* _TASK OBJECTIVE_:
Consider the data that follows and state how many lines contain the string "diagram", using the number alone.

* _INPUT DATA_:

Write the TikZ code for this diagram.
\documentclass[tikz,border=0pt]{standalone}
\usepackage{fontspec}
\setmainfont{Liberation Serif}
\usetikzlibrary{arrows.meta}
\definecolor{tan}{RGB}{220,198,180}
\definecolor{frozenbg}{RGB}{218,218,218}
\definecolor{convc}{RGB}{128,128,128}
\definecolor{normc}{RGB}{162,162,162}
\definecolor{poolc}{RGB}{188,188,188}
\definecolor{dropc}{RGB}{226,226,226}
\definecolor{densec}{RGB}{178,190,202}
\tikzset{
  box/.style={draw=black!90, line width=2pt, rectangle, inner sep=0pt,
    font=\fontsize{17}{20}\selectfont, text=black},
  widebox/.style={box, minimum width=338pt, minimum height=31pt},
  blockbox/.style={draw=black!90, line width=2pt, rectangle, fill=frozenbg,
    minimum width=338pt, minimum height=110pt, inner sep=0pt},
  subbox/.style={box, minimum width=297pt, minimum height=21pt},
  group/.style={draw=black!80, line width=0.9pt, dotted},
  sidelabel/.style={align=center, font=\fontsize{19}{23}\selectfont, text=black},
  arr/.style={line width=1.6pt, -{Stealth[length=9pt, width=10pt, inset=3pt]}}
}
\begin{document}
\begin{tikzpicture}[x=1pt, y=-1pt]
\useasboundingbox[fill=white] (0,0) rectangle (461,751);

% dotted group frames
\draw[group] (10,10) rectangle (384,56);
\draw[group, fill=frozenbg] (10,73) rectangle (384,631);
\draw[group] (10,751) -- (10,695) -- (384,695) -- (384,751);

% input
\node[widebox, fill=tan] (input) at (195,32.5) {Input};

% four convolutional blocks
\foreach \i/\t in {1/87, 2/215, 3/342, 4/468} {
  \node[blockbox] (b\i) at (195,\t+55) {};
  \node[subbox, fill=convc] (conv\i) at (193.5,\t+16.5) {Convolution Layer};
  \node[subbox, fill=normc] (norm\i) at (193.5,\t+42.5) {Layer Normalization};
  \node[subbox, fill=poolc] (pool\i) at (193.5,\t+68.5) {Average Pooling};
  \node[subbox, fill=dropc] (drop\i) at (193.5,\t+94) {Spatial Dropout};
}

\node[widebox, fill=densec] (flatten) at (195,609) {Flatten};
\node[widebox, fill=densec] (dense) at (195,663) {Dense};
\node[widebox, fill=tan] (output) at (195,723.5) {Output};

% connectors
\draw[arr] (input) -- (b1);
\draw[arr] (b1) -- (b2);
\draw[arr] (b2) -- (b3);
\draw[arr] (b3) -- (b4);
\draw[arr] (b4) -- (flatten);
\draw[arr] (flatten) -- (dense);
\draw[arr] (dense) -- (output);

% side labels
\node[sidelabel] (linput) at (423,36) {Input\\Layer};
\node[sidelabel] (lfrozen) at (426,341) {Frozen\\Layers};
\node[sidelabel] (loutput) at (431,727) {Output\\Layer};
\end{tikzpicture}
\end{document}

* * *

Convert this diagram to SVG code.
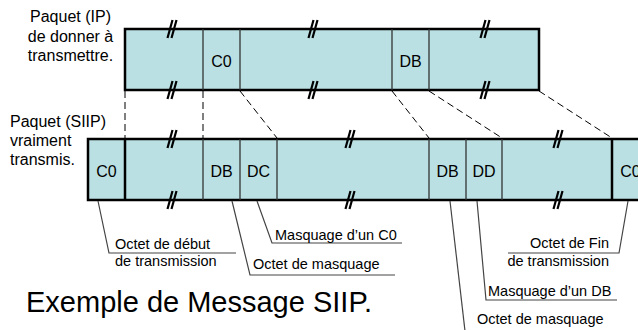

* _FULL OUTPUT_:
2